BESIDES this general meeting, it is usually looked upon to be the
right of each particular peer of the realm, to demand an audience of
the king, and to lay before him, with decency and respect, such
matters as he shall judge of importance to the public weal. And
therefore, in the reign of Edward II, it was made an article of
impeachment in parliament against the two Hugh Spencers, father and
son, for which they were banished the kingdom, "that they by their
evil covin would not suffer the great men of the realm, the king's
good counsellors, to speak with the king, or to come near him; but
only in the presence and hearing of the said Hugh the father and Hugh
the son, or one of them, and at their will, and according to such
things as pleased them[f]."

[Footnote f: 4 Inst. 53.]

3. A THIRD council belonging the king, are, according to sir Edward
Coke[g], his judges of the courts of law, for law matters. And this
appears frequently in our statutes, particularly 14 Ed. III. c. 5. and
in other books of law. So that when the king's council is mentioned
generally, it must be defined, particularized, and understood,
_secundum subjectam materiam_; and, if the subject be of a legal
nature, then by the king's council is understood his council for
matters of law; namely, his judges.

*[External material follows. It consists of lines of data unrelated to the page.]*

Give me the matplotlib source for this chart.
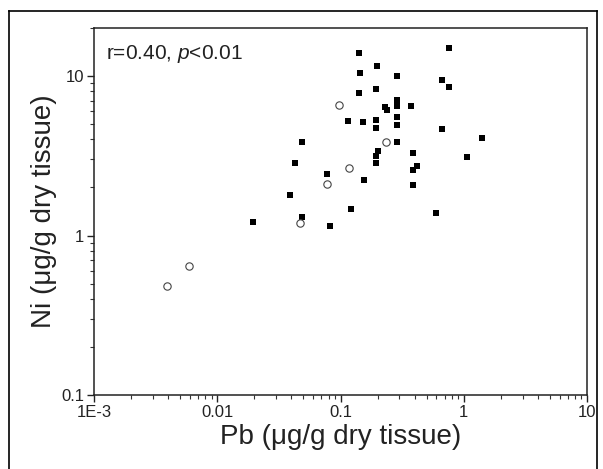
import matplotlib
matplotlib.use("Agg")
import matplotlib.pyplot as plt
from matplotlib.lines import Line2D
from matplotlib.ticker import FixedLocator, LogLocator, NullFormatter

plt.rcParams['font.family'] = ['Liberation Sans', 'DejaVu Sans']
plt.rcParams['mathtext.fontset'] = 'custom'
plt.rcParams['mathtext.rm'] = 'Liberation Sans'
plt.rcParams['mathtext.it'] = 'Liberation Sans:italic'

# Filled squares
pb_filled = [0.140, 0.197, 0.764, 0.144, 0.290, 0.662, 0.758, 0.194, 0.142, 0.289,
             0.289, 0.230, 0.240, 0.373, 0.114, 0.153, 0.195, 0.195, 0.289, 0.289,
             0.662, 1.41, 0.0484, 0.287, 0.203, 0.194, 0.194, 0.385, 1.06, 0.391,
             0.414, 0.385, 0.0773, 0.155, 0.121, 0.0822, 0.0484, 0.0428, 0.0389, 0.0195,
             0.591]
ni_filled = [13.9, 11.6, 14.9, 10.4, 9.95, 9.47, 8.59, 8.28, 7.82, 7.11,
             6.52, 6.36, 6.14, 6.51, 5.24, 5.16, 5.31, 4.71, 5.56, 4.92,
             4.67, 4.07, 3.86, 3.85, 3.39, 3.15, 2.84, 3.28, 3.12, 2.56,
             2.72, 2.06, 2.44, 2.22, 1.47, 1.15, 1.30, 2.83, 1.80, 1.21,
             1.39]
# Open circles
pb_open = [0.0964, 0.234, 0.117, 0.0773, 0.0473, 0.00586, 0.00394]
ni_open = [6.57, 3.86, 2.66, 2.09, 1.20, 0.648, 0.48]

x_ticks = [1e-3, 1e-2, 1e-1, 1, 10]
x_ticklabels = ['1E-3', '0.01', '0.1', '1', '10']
y_ticks = [0.1, 1, 10]
y_ticklabels = ['0.1', '1', '10']

fig = plt.figure(figsize=(6.03, 4.69), dpi=100)
ax = fig.add_axes([94/603, 1-395/469, (587-94)/603, (395-28)/469])
ax.set_xscale('log')
ax.set_yscale('log')
ax.set_xlim(1e-3, 10)
ax.set_ylim(0.1, 20)

ax.scatter(pb_filled, ni_filled, marker='s', s=24, color='black', zorder=3, linewidths=0)
ax.scatter(pb_open, ni_open, marker='o', s=28, facecolors='white', edgecolors='#444444',
           linewidths=0.8, zorder=3)

ax.xaxis.set_major_locator(FixedLocator(x_ticks))
ax.set_xticklabels(x_ticklabels)
ax.yaxis.set_major_locator(FixedLocator(y_ticks))
ax.set_yticklabels(y_ticklabels)
ax.xaxis.set_minor_locator(LogLocator(base=10, subs=range(2, 10)))
ax.yaxis.set_minor_locator(LogLocator(base=10, subs=range(2, 10)))
ax.xaxis.set_minor_formatter(NullFormatter())
ax.yaxis.set_minor_formatter(NullFormatter())

ax.tick_params(which='major', direction='out', length=5, width=1, labelsize=12,
               colors='#222222', pad=2)
ax.tick_params(which='minor', direction='out', length=3, width=0.8, colors='#333333')
for s in ax.spines.values():
    s.set_linewidth(1.1)
    s.set_color('#222222')

ax.set_xlabel('Pb (μg/g dry tissue)', fontsize=20, color='#222222', labelpad=3)
ax.set_ylabel('Ni (μg/g dry tissue)', fontsize=20, color='#222222', labelpad=3)

ax.text(0.025, 0.958, r'r=0.40, $\it{p}$<0.01', transform=ax.transAxes, fontsize=15,
        va='top', ha='left', color='#222222')

# outer frame
fr = dict(color='black', linewidth=1.2, transform=fig.transFigure)
fig.add_artist(Line2D([9/603, 9/603], [0, 1-11/469], **fr))
fig.add_artist(Line2D([9/603, 597/603], [1-11/469, 1-11/469], **fr))
fig.add_artist(Line2D([597/603, 597/603], [0, 1-11/469], **fr))

fig.savefig('out.png', dpi=100)
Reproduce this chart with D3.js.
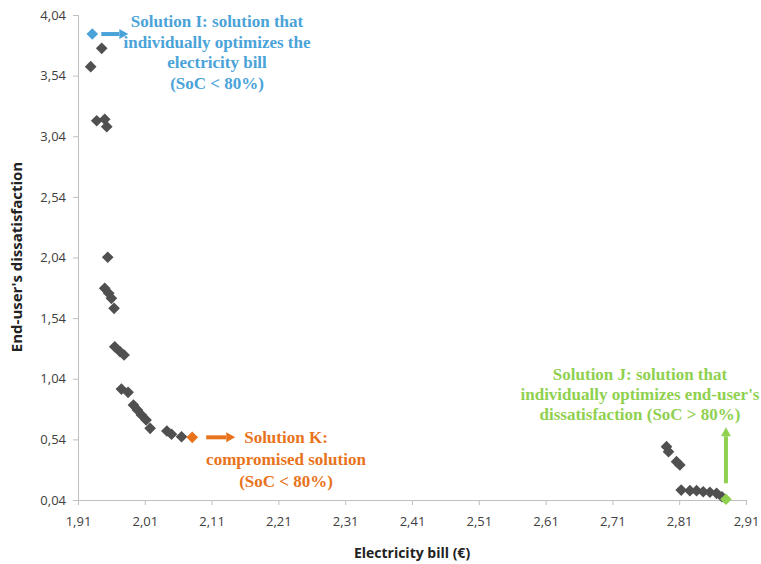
<!DOCTYPE html>
<html>
<head>
<meta charset="utf-8">
<script src="https://cdn.jsdelivr.net/npm/d3@7"></script>
<style>
  body { margin: 0; background: #fff; }
  svg { display: block; }
</style>
</head>
<body>
<svg width="761" height="564"></svg>
<script>
// Pareto front: electricity bill (€) vs end-user's dissatisfaction
const billValues = [1.9455, 1.929, 1.938, 1.950, 1.953, 1.9545, 1.950, 1.956, 1.960, 1.964,
    1.965, 1.973, 1.979, 1.975, 1.985, 1.993, 1.999, 2.005, 2.012, 2.018,
    2.043, 2.050, 2.065,
    2.791, 2.794, 2.806, 2.811, 2.813, 2.826, 2.836, 2.846, 2.856, 2.866, 2.874];
const dissatValues = [3.765, 3.614, 3.168, 3.180, 3.119, 2.042, 1.786, 1.745, 1.703, 1.621,
    1.304, 1.263, 1.236, 0.955, 0.928, 0.823, 0.782, 0.741, 0.700, 0.631,
    0.609, 0.582, 0.562,
    0.480, 0.438, 0.356, 0.329, 0.122, 0.117, 0.117, 0.108, 0.104, 0.095, 0.067];

// highlighted solutions
const solutionNames = ['I', 'K', 'J'];
const solutionBill = [1.9314, 2.081, 2.880];
const solutionDissat = [3.883, 0.557, 0.046];
const solutionColors = ['#4aa3d8', '#e8731c', '#8fd14f'];

const xTicks = [1.91, 2.01, 2.11, 2.21, 2.31, 2.41, 2.51, 2.61, 2.71, 2.81, 2.91];
const yTicks = [0.04, 0.54, 1.04, 1.54, 2.04, 2.54, 3.04, 3.54, 4.04];

const svg = d3.select('svg');
const x = d3.scaleLinear().domain([1.91, 2.91]).range([78, 746]);
const y = d3.scaleLinear().domain([0.04, 4.04]).range([500, 15]);
const fmt = d => d.toFixed(2).replace('.', ',');

// axes
const xAxis = svg.append('g').attr('transform', 'translate(0,500)')
    .call(d3.axisBottom(x).tickValues(xTicks).tickFormat(fmt).tickSize(5).tickPadding(12));
const yAxis = svg.append('g').attr('transform', 'translate(78,0)')
    .call(d3.axisLeft(y).tickValues(yTicks).tickFormat(fmt).tickSize(5).tickPadding(7));
[xAxis, yAxis].forEach(a => {
    a.selectAll('path, line').attr('stroke', '#bfbfbf');
    a.selectAll('text').attr('fill', '#404040')
        .style('font-family', '"Open Sans", sans-serif').style('font-size', '13px');
});

svg.append('text').attr('x', 412).attr('y', 558).attr('text-anchor', 'middle')
    .style('font-family', '"Open Sans", sans-serif').style('font-size', '14px')
    .style('font-weight', 'bold').attr('fill', '#222')
    .text('Electricity bill (€)');
svg.append('text').attr('transform', 'translate(22,257) rotate(-90)').attr('text-anchor', 'middle')
    .style('font-family', '"Open Sans", sans-serif').style('font-size', '15px')
    .style('font-weight', 'bold').attr('fill', '#222')
    .text("End-user's dissatisfaction");

// points
const diamond = d3.symbol(d3.symbolSquare, 68);
svg.append('g').selectAll('path').data(billValues)
    .enter().append('path')
    .attr('d', diamond)
    .attr('fill', '#505050')
    .attr('transform', (d, i) => `translate(${x(d)},${y(dissatValues[i])}) rotate(45)`);

svg.append('g').selectAll('path').data(solutionBill)
    .enter().append('path')
    .attr('d', diamond)
    .attr('fill', (d, i) => solutionColors[i])
    .attr('transform', (d, i) => `translate(${x(d)},${y(solutionDissat[i])}) rotate(45)`);

// arrows
function arrow(x1, y1, x2, y2, color) {
    const a = Math.atan2(y2 - y1, x2 - x1), head = 9, w = 5;
    const bx = x2 - head * Math.cos(a), by = y2 - head * Math.sin(a);
    svg.append('line').attr('x1', x1).attr('y1', y1).attr('x2', bx).attr('y2', by)
        .attr('stroke', color).attr('stroke-width', 4);
    svg.append('path')
        .attr('d', `M${x2},${y2}L${bx - w * Math.sin(a)},${by + w * Math.cos(a)}L${bx + w * Math.sin(a)},${by - w * Math.cos(a)}Z`)
        .attr('fill', color);
}
const sx = solutionBill.map(x), sy = solutionDissat.map(y);
arrow(sx[0] + 9, sy[0], sx[0] + 36, sy[0], solutionColors[0]);
arrow(sx[1] + 14, sy[1], sx[1] + 43, sy[1], solutionColors[1]);
arrow(sx[2], sy[2] - 16, sx[2], sy[2] - 72, solutionColors[2]);

// annotation texts
const notes = [
    {lines: ['Solution I: solution that', 'individually optimizes the', 'electricity bill', '(SoC < 80%)'], cx: 217, cy: 27, step: 20.5},
    {lines: ['Solution K:', 'compromised solution', '(SoC < 80%)'], cx: 286, cy: 443, step: 22},
    {lines: ['Solution J: solution that', "individually optimizes end-user's", 'dissatisfaction (SoC > 80%)'], cx: 640, cy: 380, step: 20}
];
notes.forEach((n, k) => {
    const t = svg.append('text').attr('text-anchor', 'middle')
        .style('font-family', '"Liberation Serif", serif').style('font-size', '17px')
        .style('font-weight', 'bold').attr('fill', solutionColors[k]);
    n.lines.forEach((l, i) => t.append('tspan').attr('x', n.cx).attr('y', n.cy + i * n.step).text(l));
});
</script>
</body>
</html>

Therefore when by statute 16 Ric.
II. c. 5. it was made a high offence to import into this kingdom any
papal bulles, or other processes from Rome; and it was enacted, that
the offenders should be attached by their bodies, and brought before
the king and his _council_ to answer for such offence; here, by the
expression of king's _council_, were understood the king's judges of his courts of justice, the subject matter being legal: this being the general way of interpreting the word, _council_[h].